Data Archive > U.S. Surveys > General Population > Local/Regional > Others > Summary


The Amish have largely remained an enigma to social science researchers, due to a lack of large-scale data. By coding data from directories of Amish in Holmes County, Ohio, and the surrounding areas (which contain information on roughly one in every six Amish in the world), this project provides a new source of data that allows people to explore demographics, occupational shifts, and retention among a significant proportion of the Old Order Amish.

The investigator for this project, Benjamin McKune, was a graduate student at the Pennsylvania State University and a Research Associate at the ARDA. In March 2014, he tragically passed away before he could finish his Ph.D. This dataset contains the data that he collected for his dissertation.

Data File
Cases: 48,710
Variables: 675
Weight Variable: None
Data Collection
Date Collected: 1965, 1973, 1981, 1988, 1996, 2000, 2005, and 2010
Collection Procedures
The data come from directories of the Holmes County Amish (and surrounding areas), volumes of which contain detailed records of births, marriages, and occupations of heads of households, and which are published and sold commercially in the form of county directories.

This project focuses on the Holmes County area of Ohio for several reasons. First, Amish directories of this area contain alphabetical listings of each household and the occupation of each household head, a fact which permits comparisons of occupational types within and between communities.

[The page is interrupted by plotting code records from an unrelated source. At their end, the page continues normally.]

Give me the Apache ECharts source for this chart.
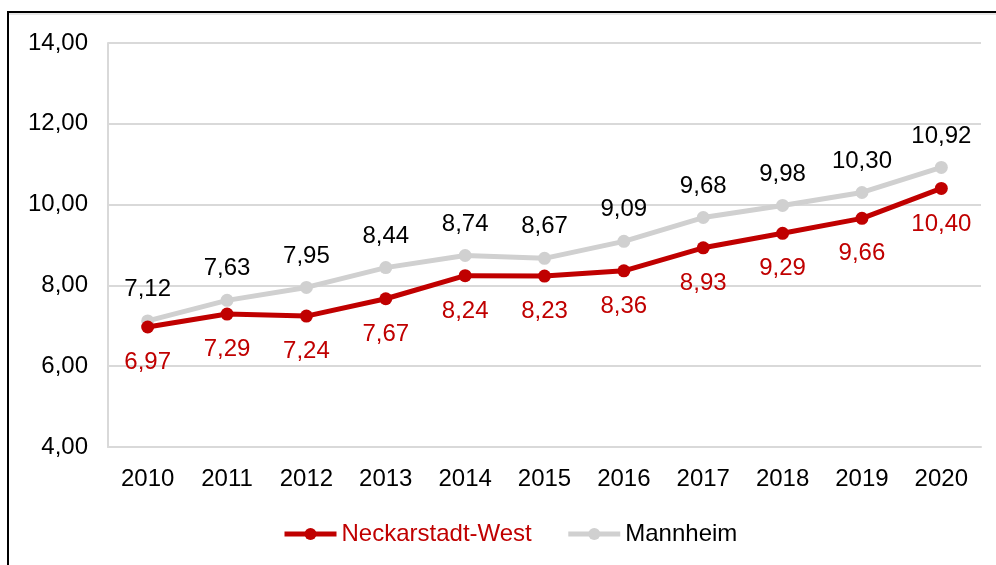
<!DOCTYPE html>
<html>
<head>
<meta charset="utf-8">
<script src="https://cdn.jsdelivr.net/npm/echarts@6/dist/echarts.min.js"></script>
<style>
  html, body { margin: 0; padding: 0; background: #fff; }
  #frame { position: absolute; left: 7px; top: 11px; width: 1000px; height: 600px;
           border-left: 2px solid #000; border-top: 2px solid #000; box-shadow: 0 2px 0 #e6e6e6 inset; }
  #chart { position: absolute; left: 0; top: 0; width: 996px; height: 565px; }
</style>
</head>
<body>
<div id="frame"></div>
<div id="chart"></div>
<script>
const years = ['2010', '2011', '2012', '2013', '2014', '2015', '2016', '2017', '2018', '2019', '2020']
const neckarstadtWest = [6.97, 7.29, 7.24, 7.67, 8.24, 8.23, 8.36, 8.93, 9.29, 9.66, 10.40]
const mannheim = [7.12, 7.63, 7.95, 8.44, 8.74, 8.67, 9.09, 9.68, 9.98, 10.30, 10.92]

const red = '#c00000'
const grey = '#d0d0d0'
const font = 'Liberation Sans, Arial, sans-serif'
const fs = 24
const fmt = v => v.toFixed(2).replace('.', ',')

const chart = echarts.init(document.getElementById('chart'), null, { renderer: 'canvas' })

chart.setOption({
    animation: false,
    textStyle: { fontFamily: font },
    grid: { left: 108, right: 15, top: 43, bottom: 118 },
    legend: {
        bottom: 14,
        left: 277,
        itemWidth: 52,
        itemHeight: 15,
        itemGap: 34,
        textStyle: { fontSize: fs, color: '#000', fontFamily: font },
        data: [
            { name: 'Neckarstadt-West', textStyle: { color: red }, lineStyle: { width: 5, color: red } },
            { name: 'Mannheim', lineStyle: { width: 5, color: grey } }
        ]
    },
    xAxis: {
        type: 'category',
        data: years,
        boundaryGap: true,
        axisLine: { show: true, lineStyle: { color: '#d9d9d9', width: 2 } },
        axisTick: { show: false },
        axisLabel: { color: '#000', fontSize: fs, margin: 20, fontFamily: font }
    },
    yAxis: {
        type: 'value',
        min: 4,
        max: 14,
        interval: 2,
        axisLine: { show: true, lineStyle: { color: '#d9d9d9', width: 2 } },
        axisTick: { show: false },
        splitLine: { lineStyle: { color: '#d9d9d9', width: 2 } },
        axisLabel: { color: '#000', fontSize: fs, margin: 20, fontFamily: font, formatter: v => fmt(v) }
    },
    series: [
        {
            name: 'Mannheim',
            type: 'line',
            data: mannheim,
            symbol: 'circle',
            symbolSize: 13,
            z: 2,
            lineStyle: { color: grey, width: 5 },
            itemStyle: { color: grey },
            label: {
                show: true, position: 'top', distance: 13,
                color: '#000', fontSize: fs, fontFamily: font,
                formatter: p => fmt(p.value)
            }
        },
        {
            name: 'Neckarstadt-West',
            type: 'line',
            data: neckarstadtWest,
            symbol: 'circle',
            symbolSize: 13,
            z: 3,
            lineStyle: { color: red, width: 5 },
            itemStyle: { color: red },
            label: {
                show: true, position: 'bottom', distance: 17,
                color: red, fontSize: fs, fontFamily: font,
                formatter: p => fmt(p.value)
            }
        }
    ]
})
</script>
</body>
</html>
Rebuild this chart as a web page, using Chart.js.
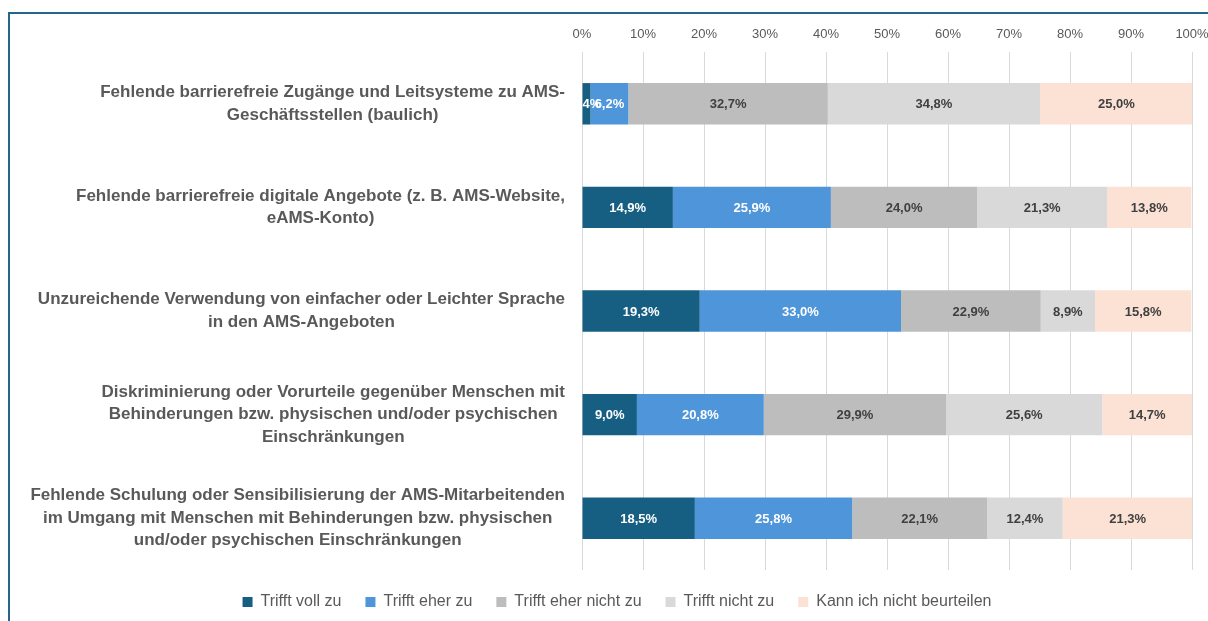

The directories are an especially useful source of occupational data, as they contain the occupations of all live male heads, with less than one percent of the listings containing incomplete information. Second, the directories have been published regularly about every eight years since 1965, thus permitting an examination of occupational shifts for individual Amish men over time, as well as a study of the changing occupational structure of the Holmes County Amish population as a whole. Third, the directories contain data on approximately 85% of all Amish adherents in the Holmes County area, which is home to the largest Amish settlement of all, containing roughly one in every six of the Amish in the world. Fourth, the directoriesí listings of birth dates, marriage dates, parents, and children in each Amish household allow for a multigenerational analysis of occupational shifts.

The investigator used text-recognition software to convert scans of the directories into text. The text-recognition software is only 98% accurate at most, so one in 50 characters on average would be wrong. After the data were checked for errors and fixed, a PHP script was used to convert the raw data into syntax that could be read into a Personal Ancestral File, a genealogical software package. The program recognized duplicates based on: 1) first name, 2) last name, and 3) exact date of birth. Since parents and their children were listed systematically in the directories, it did not take long to match duplicated individuals and create a database that tracked the relationships of the people in the directories.

The database was then exported into Microsoft Excel. Another PHP script was written that converted the addresses into Google Maps queries. The investigator was then able to obtain the latitude and longitude for all Amish households listed in the directory. This geographical information was then transferred to ArcGIS to compute additional variables.
Principal Investigators
Benjamin McKune
Identifying Information
The original dataset contained information that people could use to identify specific Amish individuals and households, like first name, last name, latitude, and longitude. Due to confidentiality concerns, the ARDA has excluded these variables from the dataset.
Outlying Values
Unfortunately, Benjamin McKune did not have the opportunity to clean all of the data before he passed away. The ARDA has recoded some values that were extreme outliers as missing. Scholars should take care when using this dataset to identify other outliers and potentially influential cases.
Church Codes for Children
The final set of variables in this dataset concerns the church codes for Amish individuals' children. The original dataset had variables for every directory year and for up to 20 children. Church codes were only recorded, however, for the first child (every directory year) and for the second child (every directory year except 2005). Those variables that did not contain any church codes have been removed from this dataset.